Dr Michael Louis chairman of One South Africa urges government to drop its flawed Electoral Bill now and join hands to achieve optimal voting system
In a month’s time, the Constitutional Court-ordered deadline given to Parliament to change the laws that govern our voting system at national and provincial level will arrive. Considering it is conceivably the single most important change in law since the dawn of democracy, it remains both a mystery and a concern that Parliament will fail to meet this deadline.
In the seminal New Nation Movement Judgment of June 2020, Parliament was given 24 months to amend the current laws to make provision for independent candidates to contest in national and provincial elections.
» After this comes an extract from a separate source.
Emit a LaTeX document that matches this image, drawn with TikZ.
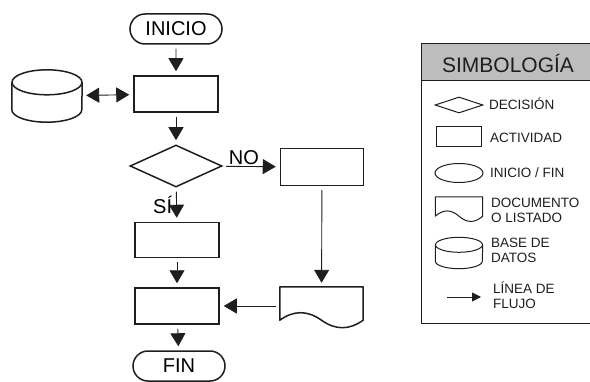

The court said, correctly so, that the current laws are unconstitutional as far as they force citizens to seek elected office only through the vehicle of political parties.
A Member of Parliament is meant to have an obligation to the Constitution and to the general population; they are meant to represent the interests of the people over and above all else. This is not how our democracy has turned out. Instead, the politicians put party before country repeatedly and fail to honour the spirit and letter of the Constitution.
The Constitutional Court has finally – and legally – handed Parliament a once-in-a-generation opportunity to reform the system. The conversation about electoral reform has been going on for more than 23 years and there have been many false starts.
When President Nelson Mandela left office in 1999, he called for a review of the electoral system. In 2002 President Thabo Mbeki established a task team, led by the late Frederik van Zyl Slabbert, to examine this matter. In 2003 the electoral task team released its final report. The report called for an alternative electoral system which combined constituency and proportional representation models, a mixed system. In 2006 the National Assembly appointed an independent panel to assess the electoral system, and the committee found that the system needed urgent reform. In 2017 the Motlanthe High Level Panel recommended the amendment of the Electoral Act to provide for a system that makes MPs accountable to defined constituencies.
Best version of reform
As we approach the finish line of this 23-year journey, we must take care to implement the best version of reform for our sake and the sake of future generations. Therefore, we are offering an olive branch to Parliament, making a sincere call to not proceed with its current, unconstitutional Electoral Bill.
The bill is unconstitutional for at least four reasons. (1) the discarding of excess votes, (2) independent candidates limited to half the seats in Parliament, (3) the additional threshold requirements for independents to stand for election, and (4) the unsolved matter of when vacancies in Parliament arise through resignation or death.
The One South Africa Movement (OSA), which I chair, has raised these concerns of constitutionality with Parliament in several fora. These include written submissions, oral submissions, public hearings, and formal letters.
After attending the last two meetings of Parliament’s Home Affairs Committee, I am even more concerned that our caution has not been heard nor dealt with by both the Department of Home Affairs and legal division of Parliament.
It remains our position that the system in the current bill is not achievable and unconstitutional. We wish to appeal to Parliament to avoid a lengthy and costly litigation process that will ensue if it proceeds with the bill in its current form.
In this light, I have this week approached Mosa Chabane, the chairperson of the Home Affairs Committee, to offer insight and assistance once again. The committee deserves the opportunity to have a full presentation by Michael Atkins, an actuary, as to the numerical interpretation of the current bill which will provide an understanding of its numerical effect regarding proportionality and constitutionality.
In truth, the public has no idea how the government’s bill arrived in Parliament. Notwithstanding its fundamental flaws, there exists no logical flow as to how this version of a policy was forced on Parliament.
‘Pulled from the sky‘
Valli Moosa’s submission to the committee was a testament to this. He asserted that in every submission before the Ministerial Advisory Committee (MAC) which he chaired, this bill’s intention and effect never appeared from a single submission to the MAC. It is like it was pulled from the sky
OSA is working with the whole of civil society to ensure this happens. Later this month, a roundtable discussion will be facilitated with the aim to resolve on a united way forward to achieve a more accountable and fair electoral system for generations to come. Organisations involved include Nelson Mandela Foundation, OUTA, Helen Suzman Foundation, Futurelect, Makhanda Citizens Front, FW De Klerk Foundation, Rivonia Circle, Ahmed Kathrada Foundation, CASAC, Independent Candidate Association and others.
It is in the interests of all parties – and the South African people – for this process to be an inclusive and transparent process that achieves the most optimal electoral system. We appeal to Parliament to choose this route.